- What to do -
Set down each entry exactly as given; pictures should not appear in the copy.

- Material for this task -
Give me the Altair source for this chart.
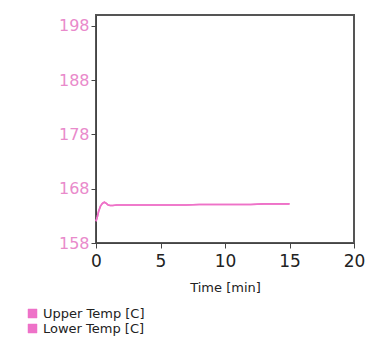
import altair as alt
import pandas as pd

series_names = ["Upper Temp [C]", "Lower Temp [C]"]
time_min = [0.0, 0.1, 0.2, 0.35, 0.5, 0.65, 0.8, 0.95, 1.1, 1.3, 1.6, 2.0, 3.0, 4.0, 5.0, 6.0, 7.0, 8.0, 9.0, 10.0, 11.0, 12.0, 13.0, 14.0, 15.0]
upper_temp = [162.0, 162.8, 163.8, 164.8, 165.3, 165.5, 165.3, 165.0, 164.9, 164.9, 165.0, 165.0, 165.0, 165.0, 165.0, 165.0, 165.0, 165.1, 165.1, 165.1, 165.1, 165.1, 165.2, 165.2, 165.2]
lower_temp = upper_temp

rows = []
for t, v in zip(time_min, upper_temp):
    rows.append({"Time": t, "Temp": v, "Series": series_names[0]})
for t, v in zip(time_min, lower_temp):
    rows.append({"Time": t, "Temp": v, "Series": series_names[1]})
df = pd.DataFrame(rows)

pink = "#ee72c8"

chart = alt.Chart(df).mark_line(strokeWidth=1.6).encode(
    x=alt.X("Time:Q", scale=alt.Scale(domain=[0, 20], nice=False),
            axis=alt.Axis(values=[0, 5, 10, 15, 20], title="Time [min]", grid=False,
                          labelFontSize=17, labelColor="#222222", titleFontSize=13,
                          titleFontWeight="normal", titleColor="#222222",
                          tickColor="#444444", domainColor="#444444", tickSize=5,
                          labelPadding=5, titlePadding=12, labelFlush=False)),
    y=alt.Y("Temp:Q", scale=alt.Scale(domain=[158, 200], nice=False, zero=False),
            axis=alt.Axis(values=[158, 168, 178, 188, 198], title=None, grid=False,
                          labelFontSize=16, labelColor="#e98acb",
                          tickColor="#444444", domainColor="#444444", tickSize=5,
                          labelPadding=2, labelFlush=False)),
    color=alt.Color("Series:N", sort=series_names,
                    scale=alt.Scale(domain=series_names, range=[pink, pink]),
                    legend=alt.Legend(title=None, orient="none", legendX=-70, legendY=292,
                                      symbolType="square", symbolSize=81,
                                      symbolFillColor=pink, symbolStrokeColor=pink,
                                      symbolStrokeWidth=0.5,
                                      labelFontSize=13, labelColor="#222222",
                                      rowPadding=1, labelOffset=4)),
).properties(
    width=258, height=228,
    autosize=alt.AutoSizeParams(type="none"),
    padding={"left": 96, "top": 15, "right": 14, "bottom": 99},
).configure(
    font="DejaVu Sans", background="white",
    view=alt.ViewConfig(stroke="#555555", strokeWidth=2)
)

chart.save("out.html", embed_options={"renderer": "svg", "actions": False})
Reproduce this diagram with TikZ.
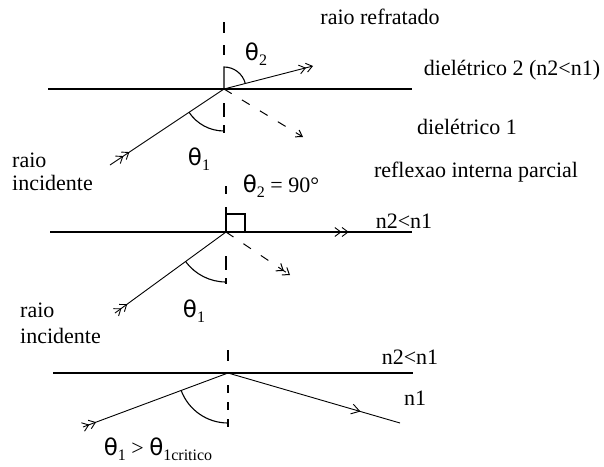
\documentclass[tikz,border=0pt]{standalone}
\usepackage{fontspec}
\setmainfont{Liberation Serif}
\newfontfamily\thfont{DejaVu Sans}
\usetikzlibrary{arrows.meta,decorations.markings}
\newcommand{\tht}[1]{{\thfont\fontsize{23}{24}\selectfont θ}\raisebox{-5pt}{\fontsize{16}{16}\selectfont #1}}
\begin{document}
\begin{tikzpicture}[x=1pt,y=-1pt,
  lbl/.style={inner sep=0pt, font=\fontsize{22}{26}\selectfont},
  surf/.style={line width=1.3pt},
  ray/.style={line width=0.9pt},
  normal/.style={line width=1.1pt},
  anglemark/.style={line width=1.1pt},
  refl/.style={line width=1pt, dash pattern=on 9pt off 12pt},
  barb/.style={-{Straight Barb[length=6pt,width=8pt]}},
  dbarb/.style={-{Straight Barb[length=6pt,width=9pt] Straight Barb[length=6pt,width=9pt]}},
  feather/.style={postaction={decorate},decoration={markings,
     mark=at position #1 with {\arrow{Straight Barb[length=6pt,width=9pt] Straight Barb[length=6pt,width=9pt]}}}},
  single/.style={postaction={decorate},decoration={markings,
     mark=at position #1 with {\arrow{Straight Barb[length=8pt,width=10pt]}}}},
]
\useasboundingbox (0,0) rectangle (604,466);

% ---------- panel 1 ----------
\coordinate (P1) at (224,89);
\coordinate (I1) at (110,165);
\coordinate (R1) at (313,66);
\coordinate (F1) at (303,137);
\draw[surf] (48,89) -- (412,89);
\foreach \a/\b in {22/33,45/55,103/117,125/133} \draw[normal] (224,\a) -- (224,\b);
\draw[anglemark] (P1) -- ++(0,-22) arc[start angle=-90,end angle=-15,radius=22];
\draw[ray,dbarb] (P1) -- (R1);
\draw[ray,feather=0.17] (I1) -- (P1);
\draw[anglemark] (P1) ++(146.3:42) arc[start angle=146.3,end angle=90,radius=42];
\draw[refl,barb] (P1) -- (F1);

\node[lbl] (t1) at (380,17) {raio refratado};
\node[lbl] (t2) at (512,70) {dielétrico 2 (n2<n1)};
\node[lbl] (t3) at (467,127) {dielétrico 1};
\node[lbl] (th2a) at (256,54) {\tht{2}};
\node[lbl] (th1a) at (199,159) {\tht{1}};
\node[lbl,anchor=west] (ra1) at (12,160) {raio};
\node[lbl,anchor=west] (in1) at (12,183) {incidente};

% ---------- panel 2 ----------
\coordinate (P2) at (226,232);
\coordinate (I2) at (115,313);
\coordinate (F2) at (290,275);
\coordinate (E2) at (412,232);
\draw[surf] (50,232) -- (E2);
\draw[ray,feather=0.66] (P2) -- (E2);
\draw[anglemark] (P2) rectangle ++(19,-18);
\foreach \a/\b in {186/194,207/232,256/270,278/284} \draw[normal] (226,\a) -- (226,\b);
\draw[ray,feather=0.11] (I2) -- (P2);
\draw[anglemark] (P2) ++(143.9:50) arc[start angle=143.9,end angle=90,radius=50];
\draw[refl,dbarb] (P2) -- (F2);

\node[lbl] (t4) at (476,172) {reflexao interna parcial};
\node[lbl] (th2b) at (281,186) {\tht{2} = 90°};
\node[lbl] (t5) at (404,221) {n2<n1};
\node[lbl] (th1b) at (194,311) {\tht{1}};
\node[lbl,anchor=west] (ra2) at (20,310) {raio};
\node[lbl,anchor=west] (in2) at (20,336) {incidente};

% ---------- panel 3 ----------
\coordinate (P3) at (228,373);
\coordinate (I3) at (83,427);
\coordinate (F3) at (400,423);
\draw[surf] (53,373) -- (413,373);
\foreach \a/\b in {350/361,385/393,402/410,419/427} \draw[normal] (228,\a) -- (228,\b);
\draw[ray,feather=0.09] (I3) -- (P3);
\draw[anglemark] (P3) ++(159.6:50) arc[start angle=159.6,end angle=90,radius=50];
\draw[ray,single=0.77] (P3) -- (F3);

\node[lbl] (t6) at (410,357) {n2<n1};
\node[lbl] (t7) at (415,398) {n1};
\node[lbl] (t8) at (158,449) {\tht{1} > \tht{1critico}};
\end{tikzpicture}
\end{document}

- Task answer -
Give me the Altair source for this chart.
import altair as alt
import pandas as pd

series_names = ["Upper Temp [C]", "Lower Temp [C]"]
time_min = [0.0, 0.1, 0.2, 0.35, 0.5, 0.65, 0.8, 0.95, 1.1, 1.3, 1.6, 2.0, 3.0, 4.0, 5.0, 6.0, 7.0, 8.0, 9.0, 10.0, 11.0, 12.0, 13.0, 14.0, 15.0]
upper_temp = [162.0, 162.8, 163.8, 164.8, 165.3, 165.5, 165.3, 165.0, 164.9, 164.9, 165.0, 165.0, 165.0, 165.0, 165.0, 165.0, 165.0, 165.1, 165.1, 165.1, 165.1, 165.1, 165.2, 165.2, 165.2]
lower_temp = upper_temp

rows = []
for t, v in zip(time_min, upper_temp):
    rows.append({"Time": t, "Temp": v, "Series": series_names[0]})
for t, v in zip(time_min, lower_temp):
    rows.append({"Time": t, "Temp": v, "Series": series_names[1]})
df = pd.DataFrame(rows)

pink = "#ee72c8"

chart = alt.Chart(df).mark_line(strokeWidth=1.6).encode(
    x=alt.X("Time:Q", scale=alt.Scale(domain=[0, 20], nice=False),
            axis=alt.Axis(values=[0, 5, 10, 15, 20], title="Time [min]", grid=False,
                          labelFontSize=17, labelColor="#222222", titleFontSize=13,
                          titleFontWeight="normal", titleColor="#222222",
                          tickColor="#444444", domainColor="#444444", tickSize=5,
                          labelPadding=5, titlePadding=12, labelFlush=False)),
    y=alt.Y("Temp:Q", scale=alt.Scale(domain=[158, 200], nice=False, zero=False),
            axis=alt.Axis(values=[158, 168, 178, 188, 198], title=None, grid=False,
                          labelFontSize=16, labelColor="#e98acb",
                          tickColor="#444444", domainColor="#444444", tickSize=5,
                          labelPadding=2, labelFlush=False)),
    color=alt.Color("Series:N", sort=series_names,
                    scale=alt.Scale(domain=series_names, range=[pink, pink]),
                    legend=alt.Legend(title=None, orient="none", legendX=-70, legendY=292,
                                      symbolType="square", symbolSize=81,
                                      symbolFillColor=pink, symbolStrokeColor=pink,
                                      symbolStrokeWidth=0.5,
                                      labelFontSize=13, labelColor="#222222",
                                      rowPadding=1, labelOffset=4)),
).properties(
    width=258, height=228,
    autosize=alt.AutoSizeParams(type="none"),
    padding={"left": 96, "top": 15, "right": 14, "bottom": 99},
).configure(
    font="DejaVu Sans", background="white",
    view=alt.ViewConfig(stroke="#555555", strokeWidth=2)
)

chart.save("out.html", embed_options={"renderer": "svg", "actions": False})
Reproduce this diagram with TikZ.
\documentclass[tikz,border=0pt]{standalone}
\usepackage{fontspec}
\setmainfont{Liberation Serif}
\newfontfamily\thfont{DejaVu Sans}
\usetikzlibrary{arrows.meta,decorations.markings}
\newcommand{\tht}[1]{{\thfont\fontsize{23}{24}\selectfont θ}\raisebox{-5pt}{\fontsize{16}{16}\selectfont #1}}
\begin{document}
\begin{tikzpicture}[x=1pt,y=-1pt,
  lbl/.style={inner sep=0pt, font=\fontsize{22}{26}\selectfont},
  surf/.style={line width=1.3pt},
  ray/.style={line width=0.9pt},
  normal/.style={line width=1.1pt},
  anglemark/.style={line width=1.1pt},
  refl/.style={line width=1pt, dash pattern=on 9pt off 12pt},
  barb/.style={-{Straight Barb[length=6pt,width=8pt]}},
  dbarb/.style={-{Straight Barb[length=6pt,width=9pt] Straight Barb[length=6pt,width=9pt]}},
  feather/.style={postaction={decorate},decoration={markings,
     mark=at position #1 with {\arrow{Straight Barb[length=6pt,width=9pt] Straight Barb[length=6pt,width=9pt]}}}},
  single/.style={postaction={decorate},decoration={markings,
     mark=at position #1 with {\arrow{Straight Barb[length=8pt,width=10pt]}}}},
]
\useasboundingbox (0,0) rectangle (604,466);

% ---------- panel 1 ----------
\coordinate (P1) at (224,89);
\coordinate (I1) at (110,165);
\coordinate (R1) at (313,66);
\coordinate (F1) at (303,137);
\draw[surf] (48,89) -- (412,89);
\foreach \a/\b in {22/33,45/55,103/117,125/133} \draw[normal] (224,\a) -- (224,\b);
\draw[anglemark] (P1) -- ++(0,-22) arc[start angle=-90,end angle=-15,radius=22];
\draw[ray,dbarb] (P1) -- (R1);
\draw[ray,feather=0.17] (I1) -- (P1);
\draw[anglemark] (P1) ++(146.3:42) arc[start angle=146.3,end angle=90,radius=42];
\draw[refl,barb] (P1) -- (F1);

\node[lbl] (t1) at (380,17) {raio refratado};
\node[lbl] (t2) at (512,70) {dielétrico 2 (n2<n1)};
\node[lbl] (t3) at (467,127) {dielétrico 1};
\node[lbl] (th2a) at (256,54) {\tht{2}};
\node[lbl] (th1a) at (199,159) {\tht{1}};
\node[lbl,anchor=west] (ra1) at (12,160) {raio};
\node[lbl,anchor=west] (in1) at (12,183) {incidente};

% ---------- panel 2 ----------
\coordinate (P2) at (226,232);
\coordinate (I2) at (115,313);
\coordinate (F2) at (290,275);
\coordinate (E2) at (412,232);
\draw[surf] (50,232) -- (E2);
\draw[ray,feather=0.66] (P2) -- (E2);
\draw[anglemark] (P2) rectangle ++(19,-18);
\foreach \a/\b in {186/194,207/232,256/270,278/284} \draw[normal] (226,\a) -- (226,\b);
\draw[ray,feather=0.11] (I2) -- (P2);
\draw[anglemark] (P2) ++(143.9:50) arc[start angle=143.9,end angle=90,radius=50];
\draw[refl,dbarb] (P2) -- (F2);

\node[lbl] (t4) at (476,172) {reflexao interna parcial};
\node[lbl] (th2b) at (281,186) {\tht{2} = 90°};
\node[lbl] (t5) at (404,221) {n2<n1};
\node[lbl] (th1b) at (194,311) {\tht{1}};
\node[lbl,anchor=west] (ra2) at (20,310) {raio};
\node[lbl,anchor=west] (in2) at (20,336) {incidente};

% ---------- panel 3 ----------
\coordinate (P3) at (228,373);
\coordinate (I3) at (83,427);
\coordinate (F3) at (400,423);
\draw[surf] (53,373) -- (413,373);
\foreach \a/\b in {350/361,385/393,402/410,419/427} \draw[normal] (228,\a) -- (228,\b);
\draw[ray,feather=0.09] (I3) -- (P3);
\draw[anglemark] (P3) ++(159.6:50) arc[start angle=159.6,end angle=90,radius=50];
\draw[ray,single=0.77] (P3) -- (F3);

\node[lbl] (t6) at (410,357) {n2<n1};
\node[lbl] (t7) at (415,398) {n1};
\node[lbl] (t8) at (158,449) {\tht{1} > \tht{1critico}};
\end{tikzpicture}
\end{document}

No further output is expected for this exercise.